*What this task involves*. Pictures stay out. Extract the lines below from the first one through the line with "const yr=v=>795-121*Math.log2(v);", both included.

===== Data excerpt

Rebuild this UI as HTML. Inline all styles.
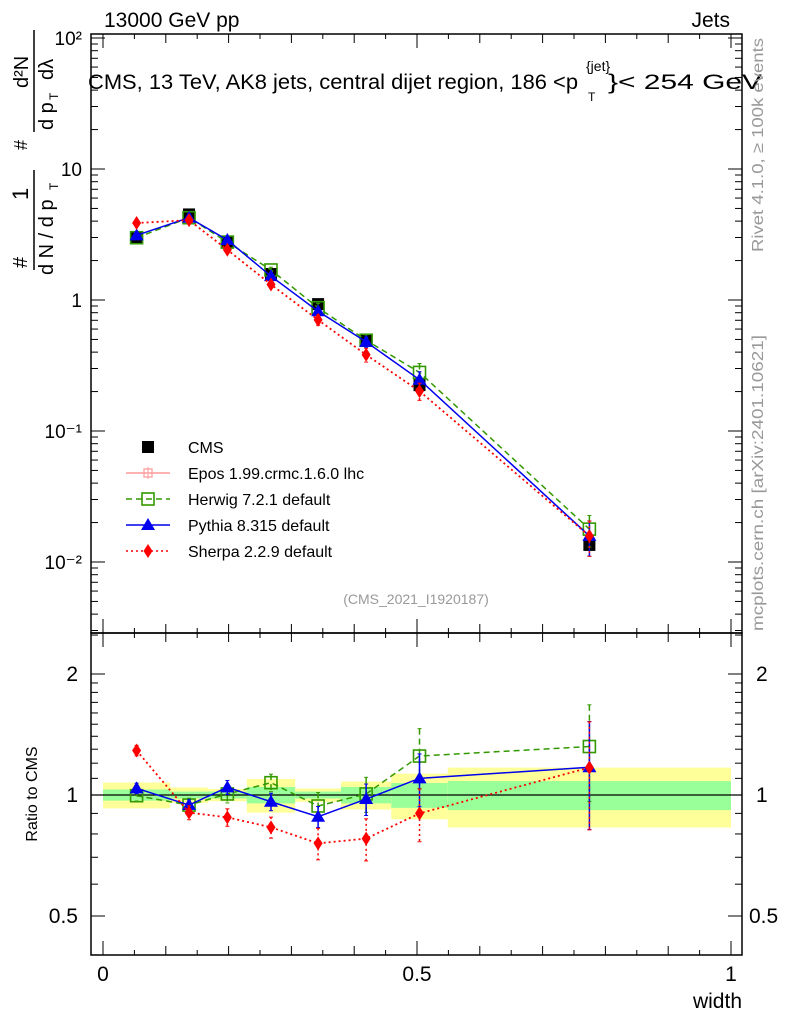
<!DOCTYPE html>
<html><head><meta charset="utf-8"><style>
html,body{margin:0;padding:0;background:#fff;}
svg text{font-family:"Liberation Sans",sans-serif;}
</style></head><body>
<svg id="c" width="786" height="1024" xmlns="http://www.w3.org/2000/svg"></svg>
<script>
const categories=[0.0535,0.137,0.198,0.2675,0.3425,0.419,0.504,0.7745];
const binEdges=[0,0.107,0.167,0.229,0.306,0.379,0.459,0.549,1.0];
const cmsValues=[3.0,4.5,2.75,1.58,0.93,0.49,0.224,0.0135];
const bandTotal=[0.074,0.044,0.035,0.096,0.038,0.080,0.13,0.17];
const bandStat=[0.032,0.02,0.02,0.047,0.02,0.047,0.071,0.083];
const herwigRatio=[0.996,0.944,1.006,1.073,0.939,1.006,1.25,1.32];
const herwigErr=[0.03,0.04,0.05,0.05,0.08,0.10,0.17,0.27];
const pythiaRatio=[1.039,0.944,1.045,0.962,0.883,0.977,1.10,1.172];
const pythiaErr=[0.03,0.03,0.04,0.05,0.06,0.09,0.15,0.3];
const sherpaRatio=[1.29,0.904,0.88,0.831,0.758,0.779,0.90,1.17];
const sherpaErr=[0.03,0.04,0.05,0.06,0.09,0.12,0.15,0.3];
const yTicksMain=["10\u207B\u00B2","10\u207B\u00B9","1","10","10\u00B2"];
const xTickLabels=["0","0.5","1"];

const S=document.getElementById('c');const NS="http://www.w3.org/2000/svg";
function el(t,a,p){const e=document.createElementNS(NS,t);for(const k in a)e.setAttribute(k,a[k]);(p||S).appendChild(e);return e;}
const L=91,R=742,T=34,M=633,B=955;
const xs=v=>103+628*v;
const ym=v=>300-131*Math.log10(v);
const yr=v=>795-121*Math.log2(v);

for(let i=0;i<categories.length;i++){
  const x0=xs(binEdges[i]),x1=xs(binEdges[i+1]);
  let r=el('rect',{x:x0,y:yr(1+bandTotal[i]),width:x1-x0,height:yr(1-bandTotal[i])-yr(1+bandTotal[i]),fill:'#ffff99'});
  
  r=el('rect',{x:x0,y:yr(1+bandStat[i]),width:x1-x0,height:yr(1-bandStat[i])-yr(1+bandStat[i]),fill:'#99ff99'});
  
}
el('line',{x1:L,x2:R,y1:795,y2:795,stroke:'#000','stroke-width':1.3});

let f=el('rect',{x:L,y:T,width:R-L,height:M-T,fill:'none',stroke:'#000','stroke-width':1.5});

f=el('rect',{x:L,y:M,width:R-L,height:B-M,fill:'none',stroke:'#000','stroke-width':1.5});


for(let k=0;k<=20;k++){const v=k*0.05,x=xs(v);const len=(k%10==0)?14:(k%2==0?9:5);
 [[T,1],[M,-1],[M,1],[B,-1]].forEach(([y,d])=>el('line',{x1:x,x2:x,y1:y,y2:y+d*len,stroke:'#000'}));}
xTickLabels.forEach((t,i)=>{const e=el('text',{x:xs(i*0.5),y:981,'font-size':21,'text-anchor':'middle'});e.textContent=t;
 });
let xt=el('text',{x:742,y:1008,'font-size':21,'text-anchor':'end'});xt.textContent='width';


for(let d=-3;d<=2;d++){for(let m=1;m<10;m++){const v=m*Math.pow(10,d),y=ym(v);if(y<T||y>M)continue;const len=m==1?14:7;
 el('line',{x1:L,x2:L+len,y1:y,y2:y,stroke:'#000'});el('line',{x1:R,x2:R-len,y1:y,y2:y,stroke:'#000'});}}
yTicksMain.forEach((t,i)=>{const e=el('text',{x:82,y:ym(Math.pow(10,i-2))+7,'font-size':19,'text-anchor':'end'});e.textContent=t;
 });
[0.4,0.5,0.6,0.7,0.8,0.9,1,1.1,1.2,1.3,1.4,1.5,1.6,1.7,1.8,1.9,2,2.5].forEach(v=>{const y=yr(v);if(y<M||y>B)return;const len=(v==0.5||v==1||v==2)?14:7;
 el('line',{x1:L,x2:L+len,y1:y,y2:y,stroke:'#000'});el('line',{x1:R,x2:R-len,y1:y,y2:y,stroke:'#000'});});
[["2",2,756],["1",1,756],["0.5",0.5,749]].forEach(([t,v,xr])=>{let e=el('text',{x:78,y:yr(v)+7,'font-size':21,'text-anchor':'end'});e.textContent=t;
 
 e=el('text',{x:xr,y:yr(v)+7,'font-size':21});e.textContent=t;
 });

function marker(type,x,y,col,g){
 if(type=='sq')el('rect',{x:x-6,y:y-6,width:12,height:12,fill:'none',stroke:col,'stroke-width':1.6},g);
 else if(type=='tri')el('polygon',{points:`${x},${y-7} ${x-7},${y+5} ${x+7},${y+5}`,fill:col},g);
 else if(type=='dia')el('polygon',{points:`${x},${y-7} ${x-4.5},${y} ${x},${y+7} ${x+4.5},${y}`,fill:col},g);
 else if(type=='box')el('rect',{x:x-6,y:y-6,width:12,height:12,fill:col},g);
 else if(type=='cross'){el('rect',{x:x-4,y:y-4,width:8,height:8,fill:'none',stroke:col,'stroke-width':1.2},g);el('line',{x1:x-6,x2:x+6,y1:y,y2:y,stroke:col},g);el('line',{x1:x,x2:x,y1:y-6,y2:y+6,stroke:col},g);}
}
function series(name,ratio,err,col,dash,type,width){
 [[ym,i=>cmsValues[i]],[yr,i=>1]].forEach(([yf,base])=>{
  const g=el('g',{});
  const pts=categories.map((c,i)=>[xs(c),yf(base(i)*ratio[i])]);
  el('polyline',{points:pts.map(p=>p.join(',')).join(' '),fill:'none',stroke:col,'stroke-width':width,'stroke-dasharray':dash},g);
  categories.forEach((c,i)=>{const x=xs(c),v=base(i)*ratio[i];const y1=yf(v*(1+err[i])),y2=yf(v*(1-err[i]));
   el('line',{x1:x,x2:x,y1:y1,y2:y2,stroke:col,'stroke-width':1.5,'stroke-dasharray':dash},g);
   el('line',{x1:x-2,x2:x+2,y1:y1,y2:y1,stroke:col},g);el('line',{x1:x-2,x2:x+2,y1:y2,y2:y2,stroke:col},g);
   const m=el('g',{},g);
   marker(type,x,yf(v),col,m);});
 });
}
categories.forEach((c,i)=>{const g=el('g',{});marker('box',xs(c),ym(cmsValues[i]),'#000',g);});
series('herwig',herwigRatio,herwigErr,'#339900','6,4','sq',1.5);
series('pythia',pythiaRatio,pythiaErr,'#0000ee','none','tri',1.5);
series('sherpa',sherpaRatio,sherpaErr,'#ff0000','2,3','dia',1.8);

const leg=[['CMS','#000','none','box'],['Epos 1.99.crmc.1.6.0 lhc','#ff9999','none','cross'],['Herwig 7.2.1 default','#339900','6,4','sq'],['Pythia 8.315 default','#0000ee','none','tri'],['Sherpa 2.2.9 default','#ff0000','2,3','dia']];
leg.forEach((l,i)=>{const y=447+26*i;const g=el('g',{});
 if(i>0)el('line',{x1:126,x2:170,y1:y,y2:y,stroke:l[1],'stroke-width':1.5,'stroke-dasharray':l[2]},g);
 marker(l[3],148,y,l[1],g);
 const t=el('text',{x:188,y:y+6,'font-size':16},g);t.textContent=l[0];});

function txt(s,a,name){const e=el('text',a);e.textContent=s;return e;}
txt('13000 GeV pp',{x:104,y:27,'font-size':21},'header-left');
txt('Jets',{x:730,y:27,'font-size':21,'text-anchor':'end'},'header-right');
txt('CMS, 13 TeV, AK8 jets, central dijet region, 186 <p',{x:88,y:89,'font-size':21,textLength:490,lengthAdjust:'spacingAndGlyphs'},'plot-title');
txt('{jet}',{x:586,y:71,'font-size':14},'title-sup');
txt('T',{x:588,y:101,'font-size':12},'title-sub');
txt('}< 254 GeV',{x:608,y:89,'font-size':21,textLength:154,lengthAdjust:'spacingAndGlyphs'},'title-end');
txt('(CMS_2021_I1920187)',{x:416,y:604,'font-size':14,fill:'#999','text-anchor':'middle'},'analysis-id');
txt('Rivet 4.1.0, \u2265 100k events',{x:0,y:0,'font-size':16,fill:'#999','text-anchor':'middle',textLength:214,lengthAdjust:'spacingAndGlyphs',transform:'translate(763,145) rotate(-90)'},'rivet-label');
txt('mcplots.cern.ch [arXiv:2401.10621]',{x:0,y:0,'font-size':16,fill:'#999','text-anchor':'middle',textLength:296,lengthAdjust:'spacingAndGlyphs',transform:'translate(763,483) rotate(-90)'},'mcplots-label');
txt('Ratio to CMS',{x:0,y:0,'font-size':16,'text-anchor':'middle',transform:'translate(37,794) rotate(-90)'},'ratio-y-title');
const yg=el('g',{transform:'rotate(-90)'});
[['#',-268,27,20],['1',-200,28,22],['d N / d p',-275,53,20],['T',-190,58,12],['#',-150,27,18],['d p',-130,53,20],['T',-100,58,12],['d\u00B2N',-88,28,20],['d\u03BB',-80,53,20]].forEach(([s,x,y,fs])=>{const t=el('text',{x:x,y:y,'font-size':fs},yg);t.textContent=s;});
el('line',{x1:-270,x2:-170,y1:34,y2:34,stroke:'#000','stroke-width':1.5},yg);
el('line',{x1:-132,x2:-30,y1:34,y2:34,stroke:'#000','stroke-width':1.5},yg);
</script>
</body></html>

==========

*Response to the exercise*.
Rebuild this UI as HTML. Inline all styles.
<!DOCTYPE html>
<html><head><meta charset="utf-8"><style>
html,body{margin:0;padding:0;background:#fff;}
svg text{font-family:"Liberation Sans",sans-serif;}
</style></head><body>
<svg id="c" width="786" height="1024" xmlns="http://www.w3.org/2000/svg"></svg>
<script>
const categories=[0.0535,0.137,0.198,0.2675,0.3425,0.419,0.504,0.7745];
const binEdges=[0,0.107,0.167,0.229,0.306,0.379,0.459,0.549,1.0];
const cmsValues=[3.0,4.5,2.75,1.58,0.93,0.49,0.224,0.0135];
const bandTotal=[0.074,0.044,0.035,0.096,0.038,0.080,0.13,0.17];
const bandStat=[0.032,0.02,0.02,0.047,0.02,0.047,0.071,0.083];
const herwigRatio=[0.996,0.944,1.006,1.073,0.939,1.006,1.25,1.32];
const herwigErr=[0.03,0.04,0.05,0.05,0.08,0.10,0.17,0.27];
const pythiaRatio=[1.039,0.944,1.045,0.962,0.883,0.977,1.10,1.172];
const pythiaErr=[0.03,0.03,0.04,0.05,0.06,0.09,0.15,0.3];
const sherpaRatio=[1.29,0.904,0.88,0.831,0.758,0.779,0.90,1.17];
const sherpaErr=[0.03,0.04,0.05,0.06,0.09,0.12,0.15,0.3];
const yTicksMain=["10\u207B\u00B2","10\u207B\u00B9","1","10","10\u00B2"];
const xTickLabels=["0","0.5","1"];

const S=document.getElementById('c');const NS="http://www.w3.org/2000/svg";
function el(t,a,p){const e=document.createElementNS(NS,t);for(const k in a)e.setAttribute(k,a[k]);(p||S).appendChild(e);return e;}
const L=91,R=742,T=34,M=633,B=955;
const xs=v=>103+628*v;
const ym=v=>300-131*Math.log10(v);
const yr=v=>795-121*Math.log2(v);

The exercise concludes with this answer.